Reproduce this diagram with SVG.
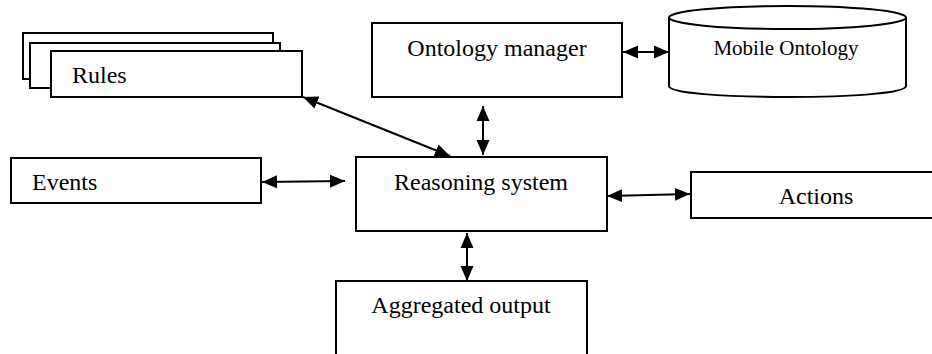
<svg xmlns="http://www.w3.org/2000/svg" width="932" height="354" viewBox="0 0 932 354">
<style>
.box{fill:#fff;stroke:#000;stroke-width:2}
.t{font-family:"Liberation Serif","Times New Roman",serif;font-size:24px;fill:#000}
.c{text-anchor:middle}
.conn{stroke:#000;stroke-width:2;fill:none;marker-start:url(#ah);marker-end:url(#ah)}
</style>
<defs>
<marker id="ah" markerUnits="userSpaceOnUse" markerWidth="16" markerHeight="14" refX="15" refY="7" orient="auto-start-reverse">
<path d="M0,0.5 L15,7 L0,13.5 z" fill="#000"/>
</marker>
</defs>
<rect width="932" height="354" fill="#fff"/>
<g id="rules">
<rect class="box" x="23" y="33" width="250" height="46"/>
<rect class="box" x="30" y="43" width="250" height="45"/>
<rect class="box" x="51" y="51" width="251" height="46"/>
<text class="t" x="72" y="83">Rules</text>
</g>
<g id="ontology-manager">
<rect class="box" x="372" y="23" width="250" height="74"/>
<text class="t c" x="497" y="56">Ontology manager</text>
</g>
<g id="mobile-ontology">
<path class="box" d="M669,17.5 L669,86 C669,93 722,97 787.5,97 C853,97 906,93 906,86 L906,17.5"/>
<ellipse class="box" cx="787.5" cy="17.5" rx="118.5" ry="11.5"/>
<text class="t c" x="786" y="55" style="font-size:21px">Mobile Ontology</text>
</g>
<g id="events">
<rect class="box" x="11" y="158" width="250" height="45"/>
<text class="t" x="32" y="190">Events</text>
</g>
<g id="reasoning-system">
<rect class="box" x="356" y="157" width="251" height="74"/>
<text class="t c" x="481" y="190">Reasoning system</text>
</g>
<g id="actions">
<rect class="box" x="691" y="172" width="250" height="46"/>
<text class="t c" x="816" y="204">Actions</text>
</g>
<g id="aggregated-output">
<rect class="box" x="336" y="281" width="251" height="80"/>
<text class="t c" x="461" y="313">Aggregated output</text>
</g>
<g id="connectors">
<line class="conn" x1="623" y1="52" x2="669" y2="52"/>
<line class="conn" x1="303" y1="97" x2="450" y2="156"/>
<line class="conn" x1="483" y1="106" x2="483" y2="155"/>
<line class="conn" x1="262" y1="182" x2="345" y2="181"/>
<line class="conn" x1="607" y1="196" x2="690" y2="194"/>
<line class="conn" x1="467" y1="233" x2="467" y2="281"/>
</g>
</svg>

::::::::

§ EXERCISE GOAL
Strip out the pictures and quote the remaining data word for word.

§ TASK ANSWER
Reproduce this diagram with SVG.
<svg xmlns="http://www.w3.org/2000/svg" width="932" height="354" viewBox="0 0 932 354">
<style>
.box{fill:#fff;stroke:#000;stroke-width:2}
.t{font-family:"Liberation Serif","Times New Roman",serif;font-size:24px;fill:#000}
.c{text-anchor:middle}
.conn{stroke:#000;stroke-width:2;fill:none;marker-start:url(#ah);marker-end:url(#ah)}
</style>
<defs>
<marker id="ah" markerUnits="userSpaceOnUse" markerWidth="16" markerHeight="14" refX="15" refY="7" orient="auto-start-reverse">
<path d="M0,0.5 L15,7 L0,13.5 z" fill="#000"/>
</marker>
</defs>
<rect width="932" height="354" fill="#fff"/>
<g id="rules">
<rect class="box" x="23" y="33" width="250" height="46"/>
<rect class="box" x="30" y="43" width="250" height="45"/>
<rect class="box" x="51" y="51" width="251" height="46"/>
<text class="t" x="72" y="83">Rules</text>
</g>
<g id="ontology-manager">
<rect class="box" x="372" y="23" width="250" height="74"/>
<text class="t c" x="497" y="56">Ontology manager</text>
</g>
<g id="mobile-ontology">
<path class="box" d="M669,17.5 L669,86 C669,93 722,97 787.5,97 C853,97 906,93 906,86 L906,17.5"/>
<ellipse class="box" cx="787.5" cy="17.5" rx="118.5" ry="11.5"/>
<text class="t c" x="786" y="55" style="font-size:21px">Mobile Ontology</text>
</g>
<g id="events">
<rect class="box" x="11" y="158" width="250" height="45"/>
<text class="t" x="32" y="190">Events</text>
</g>
<g id="reasoning-system">
<rect class="box" x="356" y="157" width="251" height="74"/>
<text class="t c" x="481" y="190">Reasoning system</text>
</g>
<g id="actions">
<rect class="box" x="691" y="172" width="250" height="46"/>
<text class="t c" x="816" y="204">Actions</text>
</g>
<g id="aggregated-output">
<rect class="box" x="336" y="281" width="251" height="80"/>
<text class="t c" x="461" y="313">Aggregated output</text>
</g>
<g id="connectors">
<line class="conn" x1="623" y1="52" x2="669" y2="52"/>
<line class="conn" x1="303" y1="97" x2="450" y2="156"/>
<line class="conn" x1="483" y1="106" x2="483" y2="155"/>
<line class="conn" x1="262" y1="182" x2="345" y2="181"/>
<line class="conn" x1="607" y1="196" x2="690" y2="194"/>
<line class="conn" x1="467" y1="233" x2="467" y2="281"/>
</g>
</svg>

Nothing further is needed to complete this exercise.